2- Vanessa-Maremma, Vezzano, Selvaggi

C’est d’une manière indirecte qu’Aldo tisse des rapports paragrammatiques avec les lieux du récit. À la faveur des relations onomastiques avec Vanessa Aldobrandi, il s’inscrit dans les toponymes. Celle-ci se trouve préfigurée en différents noms de lieux, par exemple Maremma transcrit parfaitement son prénom. Tandis que la position des voyelles identiques correspond exactement dans les deux noms propres : VAnEssA–MArEmmA, les consonnes du surnom de ville « Venise des Syrtes »69, que sa topographie lui accorde, tracent celles de Vanessa : VeNiSe-VaNeSSa. Maremma semble comme le royaume de Vanessa, son palais est la source des bruits qui troublent la ville. Maremma est une ville de marais d’où proviennent la fièvre et les rumeurs, et dont Vanessa concentre en elle le principe actif : 

‘« Elle était la floraison germée à la fin de cette pourriture et de cette fermentation stagnante – la bulle qui se rassemblait, […] qui rendait son âme exaspérée et close dans un de ces éclatements gluants qui font à la surface des marécages comme un crépitement vénéneux de baisers »70.’

Sagra, où Aldo découvre le bateau de Vanessa, compose aussi partiellement les graphies de cette dernière.
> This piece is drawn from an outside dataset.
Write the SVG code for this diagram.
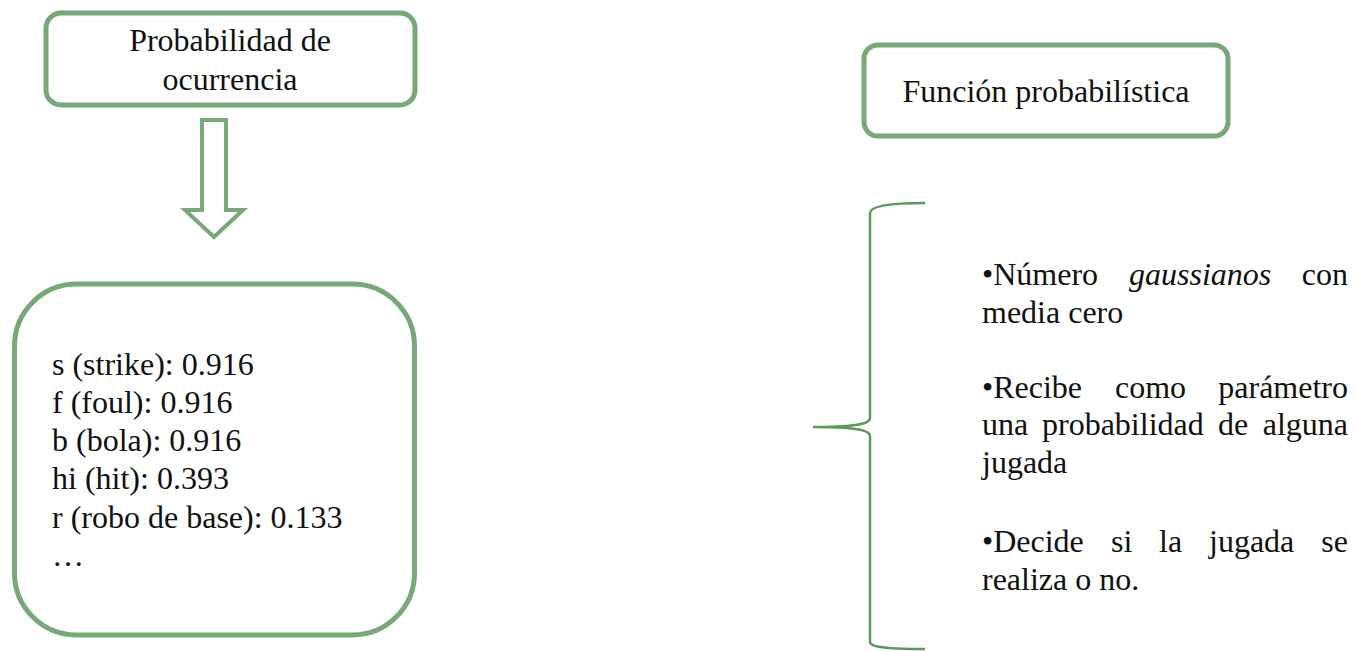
<svg xmlns="http://www.w3.org/2000/svg" width="1355" height="651" viewBox="0 0 1355 651">
<style>
.box{fill:#fff;stroke:#78a878;stroke-width:5}
.t{font-family:'Liberation Serif','Times New Roman',serif;font-size:32px;fill:#111}
.c{text-anchor:middle}
.e{text-anchor:end}
.i{font-style:italic}
.conn{fill:none;stroke:#78a878}
</style>
<rect width="1355" height="651" fill="#fff"/>
<g id="node-prob">
<rect class="box" x="46" y="13" width="369" height="92" rx="15"/>
<text class="t c" x="230" y="51">Probabilidad de</text>
<text class="t c" x="230" y="90">ocurrencia</text>
</g>
<g id="connectors">
<polygon class="conn" stroke-width="4" fill="#fff" points="202,120 226,120 226,210 243,210 214,237 185,210 202,210"/>
<path class="conn" stroke-width="2.5" style="stroke:#5c9a5c" d="M925,203 C895,203 870,205 870,213 L870,418 C870,425 850,427 813,427 C850,427 870,429 870,436 L870,642 C870,648 895,649 925,649"/>
</g>
<g id="node-list">
<rect class="box" x="14.5" y="284" width="400" height="351" rx="62"/>
<text class="t" x="52" y="375">s (strike): 0.916</text>
<text class="t" x="52" y="413">f (foul): 0.916</text>
<text class="t" x="52" y="451">b (bola): 0.916</text>
<text class="t" x="52" y="489">hi (hit): 0.393</text>
<text class="t" x="52" y="528">r (robo de base): 0.133</text>
<text class="t" x="52" y="566">…</text>
</g>
<g id="node-func">
<rect class="box" x="864" y="45" width="364" height="91" rx="14"/>
<text class="t c" x="1046" y="102">Función probabilística</text>
</g>
<g id="node-desc">
<text class="t" x="982" y="285">•Número</text>
<text class="t i" x="1129" y="285">gaussianos</text>
<text class="t e" x="1348" y="285">con</text>
<text class="t" x="982" y="323">media cero</text>
<text class="t" x="982" y="398">•Recibe</text>
<text class="t" x="1115" y="398">como</text>
<text class="t e" x="1348" y="398">parámetro</text>
<text class="t" x="982" y="435">una</text>
<text class="t" x="1042" y="435">probabilidad</text>
<text class="t" x="1218" y="435">de</text>
<text class="t e" x="1348" y="435">alguna</text>
<text class="t" x="982" y="473">jugada</text>
<text class="t" x="982" y="552">•Decide</text>
<text class="t" x="1111" y="552">si</text>
<text class="t" x="1159" y="552">la</text>
<text class="t" x="1209" y="552">jugada</text>
<text class="t e" x="1348" y="552">se</text>
<text class="t" x="982" y="590">realiza o no.</text>
</g>
</svg>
Point noir piqué sur la nappe bleue dans la chambre des cartes, Vezzano, cette minuscule île, anagrammise également le nom de Vanessa. Cependant, l’anagrammatisme est accompagné de quelques modulations : inversion des graphèmes /ss/ en /zz/ ; changement de l’ordre des consonnes de /v. n. s/ à /v. z. n/ ; transformation de /a/ final en /o/, marque de masculin comme dans le prénom d’Aldo. La triple inversion, note M. Murat, s’accorde à la conjonction symbolique et sexuelle d’Aldo et de Vanessa. Vezzano est donc à la fois le lieu du rendez-vous et de leur alliance « qui se consomme dans une ellipse du récit ; elle correspond aussi à l’ambiguïté sexuelle manifestée par la topographie de l’île, à la fois cave, crypte et donjon, falaise, et à sa bi-valence symbolique : de loin blanche […] et euphorique […], de près grise […] et dysphorique »71.

Les jardins Selvaggi sont une autre anagramme partielle du nom Vanessa, les graphèmes S, V, E, A soulignent la parenté graphique entre les deux onomastiques. Ce lieu marque la première rencontre d’Aldo et de Vanessa en Orsenna, il est donc un homologue fonctionnel de l’îlot Vezzano. Remarquons que la contiguïté syntagmatique des jArdins SElvaGGi se préfigure graphiquement en FARGhEStan. Lieux de rencontre des deux amants, Selvaggi, par cette préfiguration graphique, et Vezzano en tant que lieu d’où Aldo voit Tängri, constituent la première provocation vers la transgression du Farghestan. La parenté phonique ou graphique tissée avec le toponyme révèle le rôle que peut jouer la femme dans ce récit. Vanessa paraît la véritable meneuse du jeu, alors qu’Aldo n’est l’agent de l’action que par ses rapports avec elle. Aldo est donc soumis au pouvoir d’Aldobrandi avant le début de l’action proprement dite.

Notes
69.

Le Rivage des Syrtes, p. 624.

70.

Ibid., p. 701.

71.

MURAT, Michel. Le Rivage des Syrtes de Julien Gracq : étude de style I, Le roman des noms propres. op. cit.,p. 17.